After many servings of quiche made every possible way, our own Chef Lydia has discovered that most of our guests prefer not to indulge in the carb-heavy (though entirely tasty) butter crust. Therefore she has perfected a crust-less quiche that is popular with everyone and results in a spotlessly clean plate when finished!
Chef Lydia’s recipe is often requested, so here it is for you to make at home.
Blend to a creamy liquid:
1 cup sour cream
1 cup cottage cheese
1/4 cup shredded Parmesan cheese
Spray a pie dish with nonstick spray and layer any prepped vegetable and cheese choices that you like. (See below for ideas!)

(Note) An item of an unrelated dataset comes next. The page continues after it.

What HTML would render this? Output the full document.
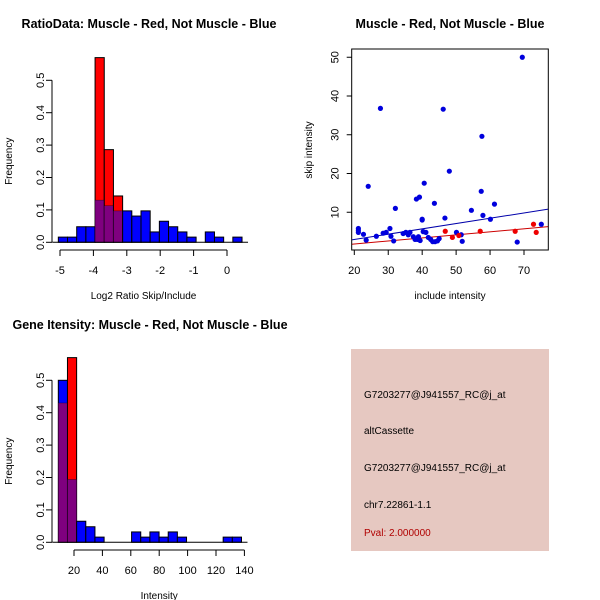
<!DOCTYPE html>
<html><head><meta charset="utf-8"><style>
body{margin:0;background:#fff;}
svg{display:block;font-family:"Liberation Sans",sans-serif;}
</style></head><body>
<svg id="s" width="600" height="600" viewBox="0 0 600 600">
<rect x="0" y="0" width="600" height="600" fill="#fff"/>
<text x="149" y="28" font-size="12.5" font-weight="bold" text-anchor="middle">RatioData: Muscle - Red, Not Muscle - Blue</text>
<text x="450" y="28" font-size="12.5" font-weight="bold" text-anchor="middle">Muscle - Red, Not Muscle - Blue</text>
<text x="150" y="329" font-size="12.5" font-weight="bold" text-anchor="middle">Gene Itensity: Muscle - Red, Not Muscle - Blue</text>
<g>
<rect x="351" y="349" width="198" height="202" fill="#e6c8c1"/>
<text x="364" y="398" font-size="10">G7203277@J941557_RC@j_at</text>
<text x="364" y="434" font-size="10">altCassette</text>
<text x="364" y="471" font-size="10">G7203277@J941557_RC@j_at</text>
<text x="364" y="508" font-size="10">chr7.22861-1.1</text>
<text x="364" y="536" font-size="10" fill="#b00000">Pval: 2.000000</text>
</g>
</svg>
<script>
// Ratio histogram data
const ratioBinStart = -5.05;
const ratioBinWidth = 0.275;
const ratioBlue = [0.016,0.016,0.048,0.048,0.13,0.113,0.097,0.097,0.081,0.097,0.032,0.065,0.048,0.032,0.016,0,0.032,0.016,0,0.016];
const ratioRed  = [0,0,0,0,0.57,0.286,0.143,0,0,0,0,0,0,0,0,0,0,0,0,0];
const ratioXTicks = [-5,-4,-3,-2,-1,0];
const freqTicks = [0,0.1,0.2,0.3,0.4,0.5];
// Intensity histogram data
const intBinStart = 8.95;
const intBinWidth = 6.45;
const intBlue = [0.5,0.194,0.065,0.048,0.016,0,0,0,0.032,0.016,0.032,0.016,0.032,0.016,0,0,0,0,0.016,0.016];
const intRed  = [0.43,0.57,0,0,0,0,0,0,0,0,0,0,0,0,0,0,0,0,0,0];
const intXTicks = [20,40,60,80,100,120,140];
// Scatter data
const blueX = [69.5,27.7,46.2,57.6,48,24.1,40.6,57.4,38.3,39.2,43.6,61.3,32.1,54.5,57.9,46.7,60.1,40,40,75.1,68,21.2,21.2,21.2,22.7,23.5,26.5,28.5,29.4,30.5,30.8,31.6,34.4,35.2,35.9,36.4,37.4,37.9,38.6,38.9,39.4,40.3,41.1,41.8,42.5,43.1,43.8,44.5,45.0,50.1,51.5,51.8];
const blueY = [50,36.8,36.6,29.6,20.6,16.7,17.5,15.4,13.4,13.9,12.3,12.1,11,10.5,9.2,8.5,8.2,8.0,8.2,6.9,2.3,5.8,5.3,4.8,4.3,2.8,3.8,4.6,4.8,5.8,3.8,2.6,4.5,4.8,4.2,4.8,3.7,3.0,3.0,3.7,2.7,5.0,4.8,3.5,3.0,2.4,2.4,2.6,3.2,4.8,4.2,2.5];
const redX = [46.8,48.9,50.8,57.1,67.4,72.8,73.6];
const redY = [5.1,3.5,4.0,5.1,5.1,6.9,4.8];
const blueFit = [0.23,0.137];
const redFit = [0.23,0.0786];
const scXTicks = [20,30,40,50,60,70];
const scYTicks = [10,20,30,40,50];

const NS='http://www.w3.org/2000/svg';
const svg=document.getElementById('s');
function mk(tag,attrs,parent){const e=document.createElementNS(NS,tag);for(const k in attrs)e.setAttribute(k,attrs[k]);(parent||svg).appendChild(e);return e;}
function txt(s,attrs,parent){const e=mk('text',attrs,parent);e.textContent=s;return e;}

function histogram(o){
  const g=mk('g',{});
  
  
  const xs=v=>o.x0+(v-o.xv0)*o.xk;
  const ys=v=>o.y0-v*o.yk;
  for(let i=0;i<o.blue.length;i++){
    const a=o.start+i*o.width,b=a+o.width;
    const x1=xs(a),x2=xs(b);
    const bl=o.blue[i],rd=o.red[i];
    const lo=Math.min(bl,rd),hi=Math.max(bl,rd);
    if(hi<=0)continue;
    const top=mk('rect',{x:x1,y:ys(hi),width:x2-x1,height:ys(0)-ys(hi),fill:bl>=rd?'#0000ff':'#ff0000',stroke:'#000','stroke-width':1},g);
    
    
    if(lo>0){
      const p=mk('rect',{x:x1,y:ys(lo),width:x2-x1,height:ys(0)-ys(lo),fill:'#7f007f',stroke:'#000','stroke-width':0.6,'stroke-opacity':0.5},g);
      
      
    }
  }
  const xa=mk('g',{},g);
  
  
  const xt=o.xticks;
  mk('line',{x1:xs(xt[0]),x2:xs(xt[xt.length-1]),y1:o.axY,y2:o.axY,stroke:'#000'},xa);
  xt.forEach(t=>{mk('line',{x1:xs(t),x2:xs(t),y1:o.axY,y2:o.axY+6,stroke:'#000'},xa);
    const l=txt(String(t),{x:xs(t),y:o.axY+24,'font-size':11,'text-anchor':'middle'},xa);
    
    });
  const xl=txt(o.xlabel,{x:(xs(xt[0])+xs(xt[xt.length-1]))/2,y:o.axY+49,'font-size':10,'text-anchor':'middle'},g);
  
  
  const ya=mk('g',{},g);
  
  
  mk('line',{x1:o.axX,x2:o.axX,y1:ys(0),y2:ys(0.5),stroke:'#000'},ya);
  freqTicks.forEach(t=>{mk('line',{x1:o.axX,x2:o.axX-6,y1:ys(t),y2:ys(t),stroke:'#000'},ya);
    const l=txt(t.toFixed(1),{x:o.axX-8,y:ys(t),'font-size':11,'text-anchor':'middle',transform:`rotate(-90 ${o.axX-8} ${ys(t)})`},ya);
    
    });
  const yl=txt('Frequency',{x:12,y:ys(0.25),'font-size':10,'text-anchor':'middle',transform:`rotate(-90 12 ${ys(0.25)})`},g);
  
  
  mk('line',{x1:xs(o.start)-6,x2:xs(o.start+o.width*o.blue.length)+6,y1:ys(0),y2:ys(0),stroke:'#000'},g);
}

histogram({name:'ratio-histogram',blue:ratioBlue,red:ratioRed,start:ratioBinStart,width:ratioBinWidth,
  x0:60,xv0:-5,xk:33.4,y0:242.3,yk:324,xticks:ratioXTicks,axY:250,axX:52,xlabel:'Log2 Ratio Skip/Include'});
histogram({name:'intensity-histogram',blue:intBlue,red:intRed,start:intBinStart,width:intBinWidth,
  x0:74,xv0:20,xk:1.42,y0:542.3,yk:324,xticks:intXTicks,axY:550,axX:52,xlabel:'Intensity'});

(function(){
  const g=mk('g',{});
  
  
  const xs=v=>354.3+(v-20)*3.394;
  const ys=v=>251-v*3.875;
  const L=351.7,R=548.3,T=49,B=250;
  const cp=mk('clipPath',{id:'cp'},g);mk('rect',{x:L,y:T,width:R-L,height:B-T},cp);
  const pts=mk('g',{'clip-path':'url(#cp)'},g);
  const xa0=(L-354.3)/3.394+20,xa1=(R-354.3)/3.394+20;
  [[blueFit,'#0000aa','blue-fit-line'],[redFit,'#cc0000','red-fit-line']].forEach(([f,c,n])=>{
    const l=mk('line',{x1:xs(xa0),y1:ys(f[0]+f[1]*xa0),x2:xs(xa1),y2:ys(f[0]+f[1]*xa1),stroke:c,'stroke-width':1},pts);
    
    
  });
  blueX.forEach((x,i)=>{const c=mk('circle',{cx:xs(x),cy:ys(blueY[i]),r:2.6,fill:'#0000dd'},pts);
    
    });
  redX.forEach((x,i)=>{const c=mk('circle',{cx:xs(x),cy:ys(redY[i]),r:2.6,fill:'#ee0000'},pts);
    
    });
  const box=mk('rect',{x:L,y:T,width:R-L,height:B-T,fill:'none',stroke:'#000'},g);
  
  
  scXTicks.forEach(t=>{mk('line',{x1:xs(t),x2:xs(t),y1:B,y2:B+5,stroke:'#000'},g);
    const l=txt(String(t),{x:xs(t),y:B+24,'font-size':11,'text-anchor':'middle'},g);
    
    });
  scYTicks.forEach(t=>{mk('line',{x1:L,x2:L-5,y1:ys(t),y2:ys(t),stroke:'#000'},g);
    const l=txt(String(t),{x:L-13,y:ys(t),'font-size':11,'text-anchor':'middle',transform:`rotate(-90 ${L-13} ${ys(t)})`},g);
    
    });
  const xl=txt('include intensity',{x:450,y:299,'font-size':10,'text-anchor':'middle'},g);
  
  
  const yl=txt('skip intensity',{x:312,y:150,'font-size':10,'text-anchor':'middle',transform:'rotate(-90 312 150)'},g);
  
  
})();
</script>
</body></html>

Pour the egg liquid (described above) over the layers.
Bake at 325 degrees F for 35 to 55 minutes depending on your oven.
When done, the middle should barely jiggle and you should see color around the edges.
Let rest for 5-10 minutes before cutting and serving.
Some popular combinations at the Inn are:
Marinated artichoke and Dubliner cheese (KerryGold)
Sautéed asparagus, chopped fresh spinach, cheddar cheese
Broiled tomatoes (heirloom or cherry), fresh basil cut into ribbons, mozzarella cheese
Fried and drained sage sausage, caramelized leeks and bell peppers, shredded Gouda cheese
Be creative and try your own favorite vegetables, herbs and spices, and cheese combinations!